15-24-1402. New or expanding industry -- assessment -- notification. (1) In the first 5 years after a construction permit is issued, qualifying improvements or modernized processes that represent new industry or expansion of an existing industry, as designated in the approving resolution, must be taxed at 50% of their taxable value. Subject to 15-10-420, each year thereafter, the percentage must be increased by equal percentages until the full taxable value is attained in the 10th year. In subsequent years, the property must be taxed at 100% of its taxable value.
(2) (a) In order for a taxpayer to receive the tax benefits described in subsection (1), the governing body of the affected county or the incorporated city or town must have approved by separate resolution for each project, following due notice as defined in 76-15-103 and a public hearing, the use of the schedule provided for in subsection (1) for its respective jurisdiction. The governing body may not grant approval for the project until all of the applicant's taxes have been paid in full. Taxes paid under protest do not preclude approval.
(b) Subject to 15-10-420, the governing body may end the tax benefits by majority vote at any time, but the tax benefits may not be denied an industrial facility that previously qualified for the benefits.
(c) The resolution provided for in subsection (2)(a) must include a definition of the improvements or modernized processes that qualify for the tax treatment that is to be allowed in the taxing jurisdiction. The resolution may provide that real property other than land, personal property, improvements, or any combination thereof is eligible for the tax benefits described in subsection (1).
(3) The taxpayer shall apply to the department for the tax treatment allowed under subsection (1). The application by the taxpayer must first be approved by the governing body of the appropriate local taxing jurisdiction, and the governing body shall indicate in its approval that the property of the applicant qualifies for the tax treatment provided for in this section.
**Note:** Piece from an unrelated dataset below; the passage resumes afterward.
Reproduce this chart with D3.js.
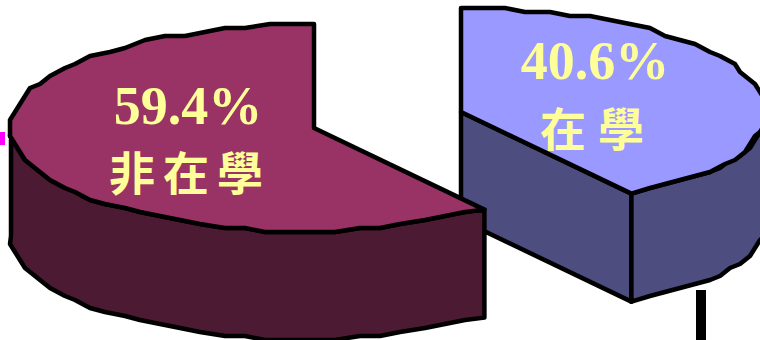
<!DOCTYPE html>
<html>
<head>
<meta charset="utf-8">
<script src="https://cdn.jsdelivr.net/npm/d3@7/dist/d3.min.js"></script>
<style>
html,body{margin:0;padding:0;background:#fff;overflow:hidden}
svg{display:block}
</style>
</head>
<body>
<svg id="chart" width="760" height="340"></svg>
<script>
// Enrolment share, drawn as an exploded 3D pie
const categories = ["非在學", "在學"];
const shares = [59.4, 40.6];
const shareLabels = ["59.4%", "40.6%"];
const topColors = ["#993366", "#9999ff"];
const sideColors = ["#4d1a33", "#4d4d80"];

const rxLeft = 303, rxRight = 306, ry = 104, depth = 108;
const centers = [{x: 314, y: 128}, {x: 461, y: 112}];
const svg = d3.select("#chart");

// Slice angles: the enrolled slice runs clockwise from 12 o'clock
const arcs = d3.pie().sort(null).value(d => d)
  .startAngle(2 * Math.PI).endAngle(0)(shares);

const unit = d3.scaleLinear().domain([-1, 1]);
const pxL = unit.copy().range([-rxLeft, rxLeft]);
const pxR = unit.copy().range([-rxRight, rxRight]);
const py = unit.copy().range([ry, -ry]);
const snap = (v, s) => Math.round(v / s) * s;

// The rim flattens slightly around the cut between the two slices
const cutAngle = Math.max(arcs[1].startAngle, arcs[1].endAngle);
const flatten = a => 1 - 0.055 * Math.exp(-Math.pow((a - cutAngle) / 0.42, 2));

function project(c, a) {
  const s = Math.sin(a);
  return [c.x + (s < 0 ? pxL(s) : pxR(s)), c.y + (py(Math.cos(a))) * flatten(a)];
}

// Rim points are coarse, which gives the edge its faceted look
function rim(c, a0, a1, drop = 0) {
  const n = Math.max(2, Math.ceil(Math.abs(a1 - a0) / 0.075));
  return d3.range(n + 1).map(i => {
    const a = a0 + (a1 - a0) * i / n;
    const edge = i === 0 || i === n;
    const [x, y] = project(c, a);
    return [edge ? x : snap(x, 5), (edge ? y : snap(y, 4)) + drop];
  });
}
const line = d3.line();
const stroke = sel => sel.attr("stroke", "#000").attr("stroke-width", 4.5)
  .attr("stroke-linejoin", "round").attr("stroke-linecap", "round");

function drawSlice(i) {
  const c = centers[i], d = arcs[i];
  const lo = Math.min(d.startAngle, d.endAngle), hi = Math.max(d.startAngle, d.endAngle);
  const g = svg.append("g");
  // Outer wall on the near half of the rim (angles between 90° and 270°)
  const wallLo = Math.max(lo, Math.PI / 2), wallHi = Math.min(hi, 1.5 * Math.PI);
  const upper = rim(c, wallLo, wallHi);
  const lower = rim(c, wallLo, wallHi, depth);
  // The cut face is only visible on the enrolled slice
  if (i === 1) {
    const corner = project(c, hi);
    g.append("path")
      .attr("d", line([[c.x, c.y], corner, [corner[0], corner[1] + depth], [c.x, c.y + depth]]) + "Z")
      .attr("fill", sideColors[i]).call(stroke);
  }
  g.append("path")
    .attr("d", line(upper.concat(lower.reverse())) + "Z")
    .attr("fill", sideColors[i]).call(stroke);
  // Top face
  g.append("path")
    .attr("d", line([[c.x, c.y]].concat(rim(c, lo, hi))) + "Z")
    .attr("fill", topColors[i]).call(stroke);
}

drawSlice(1);
drawSlice(0);

// Small fragments clipped at the frame edges
svg.append("rect").attr("x", 0).attr("y", 132).attr("width", 5).attr("height", 13).attr("fill", "#ff00ff");
svg.append("rect").attr("x", 696).attr("y", 290).attr("width", 10).attr("height", 50).attr("fill", "#000");

// Labels
const labelPos = [
  {x: 188, pct: 124, nameX: 190, name: 190, gap: 8},
  {x: 595, pct: 79, nameX: 598, name: 146, gap: 12}
];
labelPos.forEach((p, i) => {
  svg.append("text").text(shareLabels[i])
    .attr("x", p.x).attr("y", p.pct).attr("text-anchor", "middle")
    .attr("font-family", "'Liberation Serif', serif").attr("font-weight", 700)
    .attr("font-size", 54).attr("fill", "#ffff99");
  svg.append("text").text(categories[i])
    .attr("x", p.nameX).attr("y", p.name).attr("text-anchor", "middle")
    .attr("font-family", "'Noto Sans CJK TC', sans-serif").attr("font-weight", 700)
    .attr("font-size", 46).attr("letter-spacing", p.gap).attr("fill", "#ffff99");
});
</script>
</body>
</html>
Upon receipt of the form with the approval of the governing body of the affected taxing jurisdiction, the department shall make the assessment change pursuant to this section.
(4) The tax benefit described in subsection (1) applies only to the number of mills levied and assessed for local high school district and elementary school district purposes and to the number of mills levied and assessed by the governing body approving the benefit over which the governing body has sole discretion. The benefit described in subsection (1) may not apply to levies or assessments required under Title 15, chapter 10, 20-9-331, 20-9-333, or 20-9-360 or otherwise required under state law.
(5) Prior to approving the resolution under this section, the governing body shall notify by certified mail all taxing jurisdictions affected by the tax benefit.
History: En. Sec. 3, Ch. 564, L. 1981; amd. Sec. 2, Ch. 574, L. 1987; amd. Sec. 3, Ch. 694, L. 1991; amd. Sec. 48, Ch. 767, L. 1991; amd. Sec. 116, Ch. 27, Sp. L. November 1993; amd. Sec. 97, Ch. 584, L. 1999.